Nicker-nicker-neigh, I swear.

I'm glad too for an old glad mare.

Take your lumps.

I know what it is with no one there.

The danger in Jaeger's condition is the same danger that can inhabit the poems--self-pity. As mentioned the architectonic form works like acupressure, particularly in the middle section, "The Daughter Speaks," to relieve the pain. Here the daughter, older and wiser, recalls how "Poof! One day my father vanished." "I sat up in bed. Between the covers / of my father's storybook / happily-afters had all been torn away." At first there were visits every other weekend; then the distance was set by his move. She was given the task of "Raising Mom and Dad," mediating their squabbles over money, time, privacy, responsibility. "Once I prayed / each would rip the other's gizzard, / or they might finally grow up / so I could do the same." This poem works well, balancing his self-reprising voice with her retribution.

What does not work well is the poet's portrayal of the Ex, through the Ex's voice. She comes off in the third part as a materialistic shrew. The poetry of divorce-pain need not needle the Ex with pins of malice.

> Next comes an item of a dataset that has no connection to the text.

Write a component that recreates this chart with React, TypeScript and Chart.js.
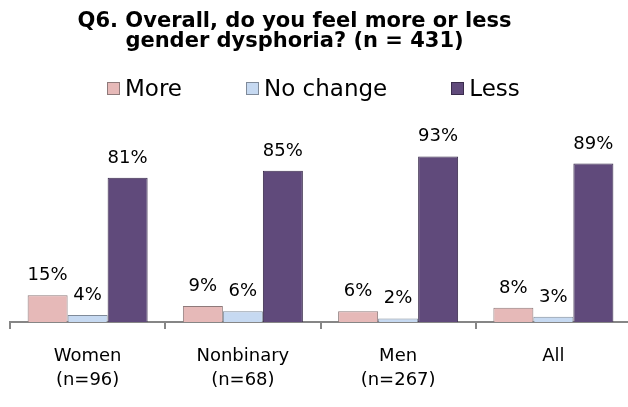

Indeed, it is with some forgiveness for his ex-wife and a preciousness for the daughter that Jaeger does his finest work. He is a gifted lyricist, a marvelous sculptor of line, and a poet who is not afraid to go directly to the wound, continually opening it up until he feels again all the hurt left to feel. Here, to the Ex and himself, he is even-handed:

How many cold steel words we spit

like fire? Your version and mine

smoldered, toppled

in ash and quarreled ruin

of the household we hammered

together and together

burned it to the ground.

The best poems here--"Learning to be Brave," "Splash," "A Letter From My Daughter," "Flying You Back"--speak poignantly to the feelings fathers have as victims of their roles (to always be there) and to be free, which their cultural prerogative as males at times insists they be.

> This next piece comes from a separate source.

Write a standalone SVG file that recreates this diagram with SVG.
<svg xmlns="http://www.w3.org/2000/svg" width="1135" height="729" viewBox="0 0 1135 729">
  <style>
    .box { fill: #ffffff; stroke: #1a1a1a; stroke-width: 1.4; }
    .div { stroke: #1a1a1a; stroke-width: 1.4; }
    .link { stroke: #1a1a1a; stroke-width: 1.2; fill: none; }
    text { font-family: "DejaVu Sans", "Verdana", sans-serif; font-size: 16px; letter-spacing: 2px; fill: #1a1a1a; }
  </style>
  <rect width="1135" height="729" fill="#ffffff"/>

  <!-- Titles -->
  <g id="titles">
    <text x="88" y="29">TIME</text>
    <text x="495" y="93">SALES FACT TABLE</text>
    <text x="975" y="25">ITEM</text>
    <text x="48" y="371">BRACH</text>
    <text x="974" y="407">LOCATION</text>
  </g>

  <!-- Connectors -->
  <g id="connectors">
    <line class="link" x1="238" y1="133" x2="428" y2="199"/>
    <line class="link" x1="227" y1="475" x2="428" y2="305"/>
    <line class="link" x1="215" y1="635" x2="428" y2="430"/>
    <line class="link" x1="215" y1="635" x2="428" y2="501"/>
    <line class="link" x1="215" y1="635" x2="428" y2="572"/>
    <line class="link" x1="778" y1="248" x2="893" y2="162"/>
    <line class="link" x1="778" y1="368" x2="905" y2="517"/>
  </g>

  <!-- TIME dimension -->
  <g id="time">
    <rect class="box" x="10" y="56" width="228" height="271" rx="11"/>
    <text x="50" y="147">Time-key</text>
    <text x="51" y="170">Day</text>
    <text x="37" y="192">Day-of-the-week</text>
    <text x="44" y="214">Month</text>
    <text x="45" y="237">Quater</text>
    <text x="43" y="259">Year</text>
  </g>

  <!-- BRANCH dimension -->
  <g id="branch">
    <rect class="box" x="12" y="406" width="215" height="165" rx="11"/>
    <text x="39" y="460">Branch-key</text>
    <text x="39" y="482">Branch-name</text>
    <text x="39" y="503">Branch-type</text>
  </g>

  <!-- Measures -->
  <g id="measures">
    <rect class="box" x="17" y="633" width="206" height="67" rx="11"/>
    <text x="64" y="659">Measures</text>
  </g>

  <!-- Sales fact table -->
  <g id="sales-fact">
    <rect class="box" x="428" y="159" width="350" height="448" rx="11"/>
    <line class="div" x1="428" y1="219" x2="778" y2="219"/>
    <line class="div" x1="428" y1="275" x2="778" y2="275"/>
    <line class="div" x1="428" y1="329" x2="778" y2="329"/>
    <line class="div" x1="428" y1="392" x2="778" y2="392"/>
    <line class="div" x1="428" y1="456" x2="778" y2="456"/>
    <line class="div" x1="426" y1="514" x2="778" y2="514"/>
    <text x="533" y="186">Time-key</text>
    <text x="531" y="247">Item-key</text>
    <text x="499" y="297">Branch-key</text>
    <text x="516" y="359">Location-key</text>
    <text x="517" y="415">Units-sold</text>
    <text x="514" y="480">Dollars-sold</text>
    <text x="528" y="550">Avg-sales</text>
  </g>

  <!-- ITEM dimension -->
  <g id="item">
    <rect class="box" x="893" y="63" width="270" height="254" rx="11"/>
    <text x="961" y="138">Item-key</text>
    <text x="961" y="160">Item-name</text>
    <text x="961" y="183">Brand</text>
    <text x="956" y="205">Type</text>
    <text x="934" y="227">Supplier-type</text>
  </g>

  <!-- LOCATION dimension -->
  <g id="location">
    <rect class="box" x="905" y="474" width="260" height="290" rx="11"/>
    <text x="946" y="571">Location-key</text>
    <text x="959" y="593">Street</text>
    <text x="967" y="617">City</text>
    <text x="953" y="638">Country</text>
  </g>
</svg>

I find the resolution in the third section necessary and mostly convincing. "Miracles" is a brilliant piece that argues for why marriages fail: so we can survive them and learn. "But I wish I could convince my ex / it's a miracle she and I ever crawled / out from beneath the wreck of all those years." "Miracles can be trouble / touched by the divine," Jaeger says and although I believe him, I take little solace from such knowledge.

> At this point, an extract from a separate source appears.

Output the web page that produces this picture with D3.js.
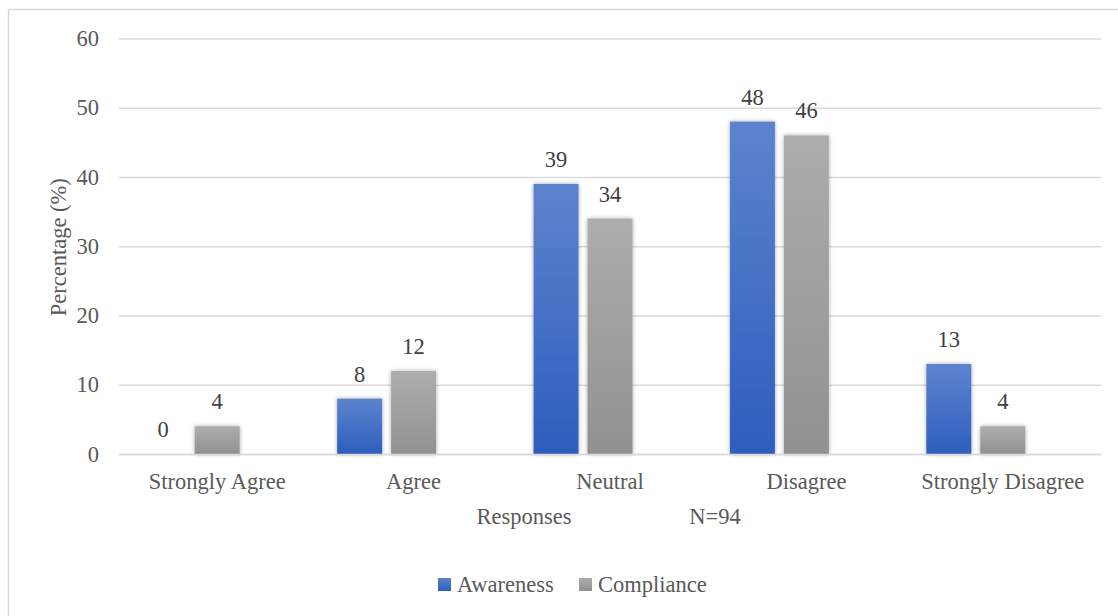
<!DOCTYPE html>
<html>
<head>
<meta charset="utf-8">
<script src="https://cdn.jsdelivr.net/npm/d3@7"></script>
<style>
  html, body { margin: 0; padding: 0; background: #fff; }
  svg { display: block; }
</style>
</head>
<body>
<svg id="chart" width="1118" height="616"></svg>
<script>
const categories = ["Strongly Agree", "Agree", "Neutral", "Disagree", "Strongly Disagree"];
const seriesNames = ["Awareness", "Compliance"];
const awareness = [0, 8, 39, 48, 13];
const compliance = [4, 12, 34, 46, 4];
const yTicks = [0, 10, 20, 30, 40, 50, 60];
const yTitle = "Percentage (%)";
const xTitle = "Responses";
const nNote = "N=94";

const FONT = '"Liberation Serif", "Times New Roman", "DejaVu Serif", serif';
const svg = d3.select("#chart").style("font-family", FONT);
const W = 1118, H = 616;
const plot = { left: 119, right: 1101, top: 38.5, bottom: 454 };
const FS = 22.5;

const defs = svg.append("defs");
function grad(id, top, bottom) {
  const g = defs.append("linearGradient").attr("id", id)
    .attr("x1", 0).attr("y1", 0).attr("x2", 0).attr("y2", 1);
  g.append("stop").attr("offset", "0%").attr("stop-color", top);
  g.append("stop").attr("offset", "100%").attr("stop-color", bottom);
}
grad("gA", "#5D83CE", "#2D5EBD");
grad("gC", "#ADADAD", "#919191");
const f = defs.append("filter").attr("id", "sh")
  .attr("x", "-30%").attr("y", "-30%").attr("width", "160%").attr("height", "160%");
f.append("feGaussianBlur").attr("in", "SourceAlpha").attr("stdDeviation", 2.2).attr("result", "b");
f.append("feComponentTransfer").attr("in", "b").attr("result", "o2")
  .append("feFuncA").attr("type", "linear").attr("slope", 0.35);
const m = f.append("feMerge");
m.append("feMergeNode").attr("in", "o2");
m.append("feMergeNode").attr("in", "SourceGraphic");

// frame
svg.append("rect").attr("x", 8.5).attr("y", 9.5).attr("width", W + 10).attr("height", H + 10)
  .attr("fill", "#fff").attr("stroke", "#d9d9d9").attr("stroke-width", 1.5);

const y = d3.scaleLinear().domain([0, 60]).range([plot.bottom, plot.top]);
const x0 = d3.scaleBand().domain(categories).range([plot.left, plot.right]).padding(0);
// third slot is an empty series in the original chart
const x1 = d3.scaleBand().domain([...seriesNames, "_"]).range([0, x0.bandwidth()])
  .paddingInner(9 / 54).paddingOuter(0.403);

// gridlines
const yAxis = d3.axisLeft(y).tickValues(yTicks).tickSize(-(plot.right - plot.left)).tickPadding(20);
const gy = svg.append("g").attr("transform", `translate(${plot.left},0)`).call(yAxis);
gy.attr("font-family", null);
gy.select(".domain").remove();
gy.selectAll(".tick line").attr("stroke", "#d9d9d9").attr("stroke-width", 1.5);
gy.selectAll(".tick text").attr("fill", "#595959").attr("font-size", FS);

const data = categories.map((c, i) => ({ cat: c, vals: [
  { key: "Awareness", v: awareness[i], fill: "url(#gA)" },
  { key: "Compliance", v: compliance[i], fill: "url(#gC)" }
]}));

const groups = svg.append("g").selectAll("g").data(data).join("g")
  .attr("transform", d => `translate(${x0(d.cat)},0)`);
groups.selectAll("rect").data(d => d.vals.filter(v => v.v > 0)).join("rect")
  .attr("x", d => x1(d.key)).attr("width", x1.bandwidth())
  .attr("y", d => y(d.v)).attr("height", d => y(0) - y(d.v))
  .attr("fill", d => d.fill).attr("filter", "url(#sh)");
groups.selectAll("text").data(d => d.vals).join("text")
  .attr("x", d => x1(d.key) + x1.bandwidth() / 2)
  .attr("y", d => y(d.v) - 17)
  .attr("text-anchor", "middle").attr("fill", "#404040").attr("font-size", FS)
  .text(d => d.v);

// x axis
const gx = svg.append("g").attr("transform", `translate(0,${plot.bottom})`)
  .call(d3.axisBottom(x0).tickSize(0).tickPadding(19.5));
gx.attr("font-family", null);
gx.select(".domain").attr("stroke", "#d9d9d9").attr("stroke-width", 1.5);
gx.selectAll(".tick text").attr("fill", "#595959").attr("font-size", FS);

// axis titles
svg.append("text").attr("transform", `translate(66,${(plot.top + plot.bottom) / 2 + 1}) rotate(-90)`)
  .attr("text-anchor", "middle").attr("fill", "#595959").attr("font-size", FS).text(yTitle);
svg.append("text").attr("x", 524).attr("y", 524).attr("text-anchor", "middle")
  .attr("fill", "#595959").attr("font-size", FS).text(xTitle);
svg.append("text").attr("x", 715).attr("y", 524).attr("text-anchor", "middle")
  .attr("fill", "#595959").attr("font-size", FS).text(nNote);

// legend
const leg = svg.append("g");
const legItems = [
  { name: seriesNames[0], fill: "url(#gA)", x: 438 },
  { name: seriesNames[1], fill: "url(#gC)", x: 579 }
];
legItems.forEach(d => {
  leg.append("rect").attr("x", d.x).attr("y", 578).attr("width", 13).attr("height", 13).attr("fill", d.fill);
  leg.append("text").attr("x", d.x + 19).attr("y", 592).attr("fill", "#595959")
    .attr("font-size", FS).text(d.name);
});
</script>
</body>
</html>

In one way that's a testament to this hard, beautiful volume: No resolution exists for such pain. Time and growth are the only anodynes, and the poet's job is to feel deeply enough so he does grow. But the line between sentiment and sentimentality must be convincingly drawn. What puzzles me is why Jaeger did not remain geographically close to his daughter. The poems show that his love for her was greater than his need to be three days away. I cannot judge his choice; but I do wonder why he is so ashamed of that choice. There may be more to it than he tells us, more left to feel. That volume of poems I anxiously await because Jaeger is a poet of extraordinary personal depth and honesty.